Wherever the string "matplotlib" appears in the listing, copy that line.

[Source code of charts]
═══

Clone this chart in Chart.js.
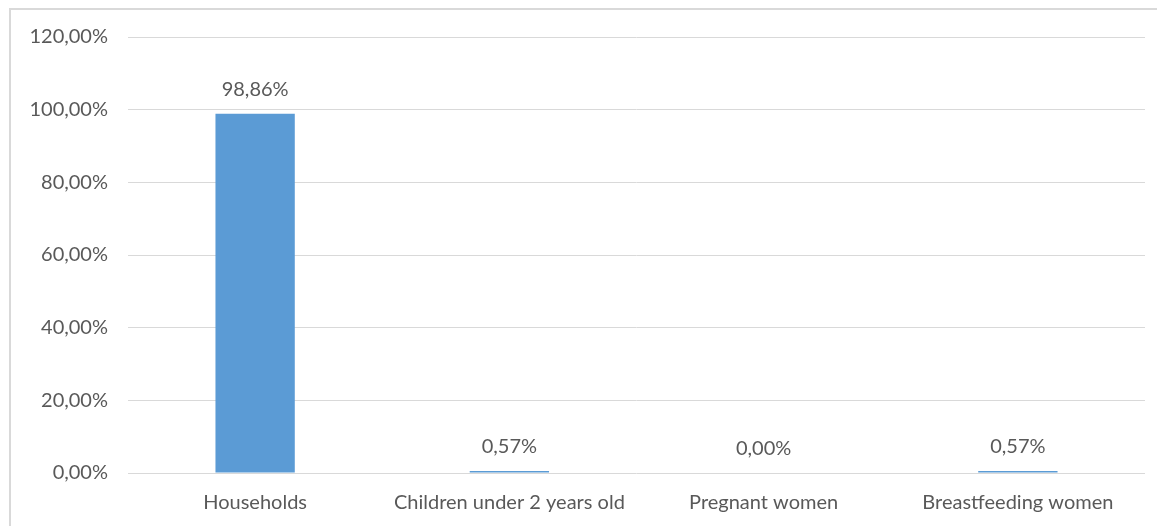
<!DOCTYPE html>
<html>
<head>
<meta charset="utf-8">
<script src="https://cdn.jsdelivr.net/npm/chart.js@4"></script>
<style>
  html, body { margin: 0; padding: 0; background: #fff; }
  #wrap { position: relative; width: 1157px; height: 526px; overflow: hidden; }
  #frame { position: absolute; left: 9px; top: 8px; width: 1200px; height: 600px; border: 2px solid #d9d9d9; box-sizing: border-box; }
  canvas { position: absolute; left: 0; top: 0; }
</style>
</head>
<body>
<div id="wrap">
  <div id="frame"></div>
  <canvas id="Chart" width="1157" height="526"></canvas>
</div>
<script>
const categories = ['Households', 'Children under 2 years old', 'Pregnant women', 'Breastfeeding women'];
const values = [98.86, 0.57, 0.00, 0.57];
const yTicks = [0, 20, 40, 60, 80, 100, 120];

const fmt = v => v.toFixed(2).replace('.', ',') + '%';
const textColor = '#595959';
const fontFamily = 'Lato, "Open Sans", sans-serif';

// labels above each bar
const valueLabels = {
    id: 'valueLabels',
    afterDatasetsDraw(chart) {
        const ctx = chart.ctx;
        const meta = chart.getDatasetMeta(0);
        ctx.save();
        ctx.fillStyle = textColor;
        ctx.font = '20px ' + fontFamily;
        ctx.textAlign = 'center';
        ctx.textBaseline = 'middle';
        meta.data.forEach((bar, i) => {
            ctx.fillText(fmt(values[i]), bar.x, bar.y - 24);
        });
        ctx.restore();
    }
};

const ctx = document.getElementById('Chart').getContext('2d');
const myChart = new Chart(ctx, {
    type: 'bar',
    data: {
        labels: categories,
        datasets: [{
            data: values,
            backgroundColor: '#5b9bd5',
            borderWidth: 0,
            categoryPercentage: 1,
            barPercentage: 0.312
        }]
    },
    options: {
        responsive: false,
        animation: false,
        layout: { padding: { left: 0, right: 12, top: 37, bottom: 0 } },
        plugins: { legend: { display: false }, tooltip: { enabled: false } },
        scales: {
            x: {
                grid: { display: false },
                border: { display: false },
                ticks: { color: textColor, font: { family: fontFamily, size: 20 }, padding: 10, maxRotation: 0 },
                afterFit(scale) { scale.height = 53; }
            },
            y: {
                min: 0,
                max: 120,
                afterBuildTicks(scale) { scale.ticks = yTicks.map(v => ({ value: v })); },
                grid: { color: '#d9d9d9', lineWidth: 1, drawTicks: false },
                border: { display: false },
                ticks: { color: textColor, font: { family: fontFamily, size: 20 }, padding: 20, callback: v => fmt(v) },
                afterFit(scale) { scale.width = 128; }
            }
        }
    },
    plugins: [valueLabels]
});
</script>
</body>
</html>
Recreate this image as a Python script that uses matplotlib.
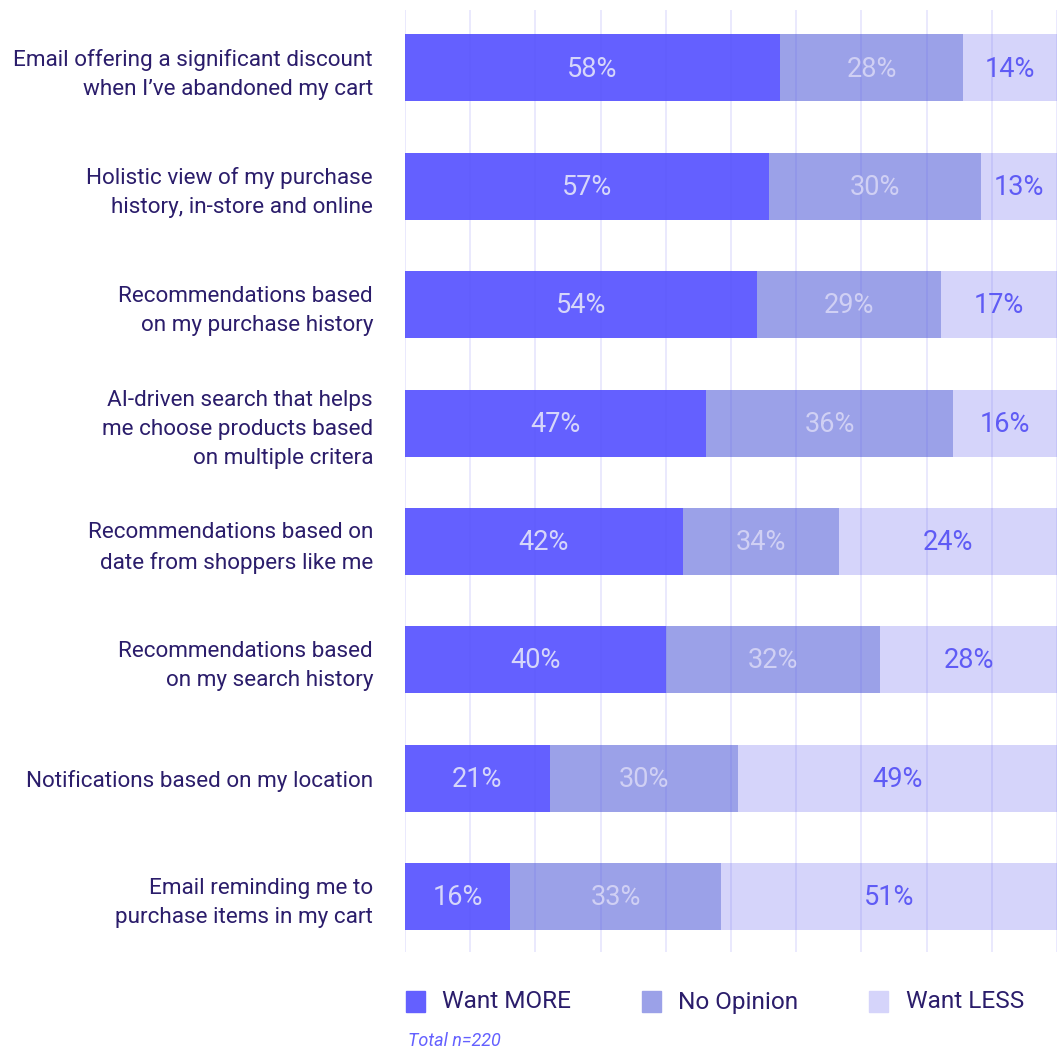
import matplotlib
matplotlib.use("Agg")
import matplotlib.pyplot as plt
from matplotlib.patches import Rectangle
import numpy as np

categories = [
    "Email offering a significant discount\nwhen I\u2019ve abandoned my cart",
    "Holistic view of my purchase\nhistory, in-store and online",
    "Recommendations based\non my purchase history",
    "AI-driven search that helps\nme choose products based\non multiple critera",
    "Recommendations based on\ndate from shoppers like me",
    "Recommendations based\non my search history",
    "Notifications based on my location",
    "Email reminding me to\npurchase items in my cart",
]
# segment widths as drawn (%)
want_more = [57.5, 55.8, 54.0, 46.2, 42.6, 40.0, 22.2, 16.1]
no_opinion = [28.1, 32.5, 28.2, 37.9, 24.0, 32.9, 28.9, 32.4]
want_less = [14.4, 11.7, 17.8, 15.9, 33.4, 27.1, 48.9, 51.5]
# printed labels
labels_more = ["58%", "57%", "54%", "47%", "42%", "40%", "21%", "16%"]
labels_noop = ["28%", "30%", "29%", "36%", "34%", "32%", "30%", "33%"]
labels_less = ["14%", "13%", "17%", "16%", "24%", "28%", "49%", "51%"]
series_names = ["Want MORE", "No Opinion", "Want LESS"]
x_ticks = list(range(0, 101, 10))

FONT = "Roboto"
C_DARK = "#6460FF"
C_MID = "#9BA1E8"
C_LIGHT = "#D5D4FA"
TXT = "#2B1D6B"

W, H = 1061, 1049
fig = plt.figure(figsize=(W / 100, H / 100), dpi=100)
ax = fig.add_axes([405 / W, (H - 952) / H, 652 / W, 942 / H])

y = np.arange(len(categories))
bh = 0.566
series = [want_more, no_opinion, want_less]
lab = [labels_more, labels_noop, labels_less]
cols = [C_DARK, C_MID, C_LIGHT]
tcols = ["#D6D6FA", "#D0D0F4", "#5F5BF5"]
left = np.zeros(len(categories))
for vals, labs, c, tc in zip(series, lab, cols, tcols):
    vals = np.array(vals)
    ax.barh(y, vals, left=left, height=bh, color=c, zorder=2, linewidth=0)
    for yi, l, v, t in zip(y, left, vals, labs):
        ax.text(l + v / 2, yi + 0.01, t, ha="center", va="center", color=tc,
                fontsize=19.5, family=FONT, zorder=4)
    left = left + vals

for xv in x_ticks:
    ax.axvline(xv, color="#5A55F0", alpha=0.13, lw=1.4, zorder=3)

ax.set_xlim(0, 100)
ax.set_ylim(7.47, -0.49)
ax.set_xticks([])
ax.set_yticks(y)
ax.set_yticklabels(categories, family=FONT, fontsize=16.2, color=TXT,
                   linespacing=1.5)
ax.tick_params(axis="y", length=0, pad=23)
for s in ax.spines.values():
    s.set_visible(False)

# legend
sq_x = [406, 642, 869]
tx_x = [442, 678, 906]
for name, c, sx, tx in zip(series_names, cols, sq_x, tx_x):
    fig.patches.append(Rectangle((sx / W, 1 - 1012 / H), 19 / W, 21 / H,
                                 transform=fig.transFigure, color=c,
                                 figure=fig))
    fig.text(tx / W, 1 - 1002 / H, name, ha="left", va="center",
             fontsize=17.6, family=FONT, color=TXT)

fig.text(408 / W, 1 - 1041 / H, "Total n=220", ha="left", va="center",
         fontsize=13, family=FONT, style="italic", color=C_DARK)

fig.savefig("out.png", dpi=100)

═══

*WRITTEN ANSWER*.
Recreate this image as a Python script that uses matplotlib.
import matplotlib
matplotlib.use("Agg")
import matplotlib.pyplot as plt
from matplotlib.patches import Rectangle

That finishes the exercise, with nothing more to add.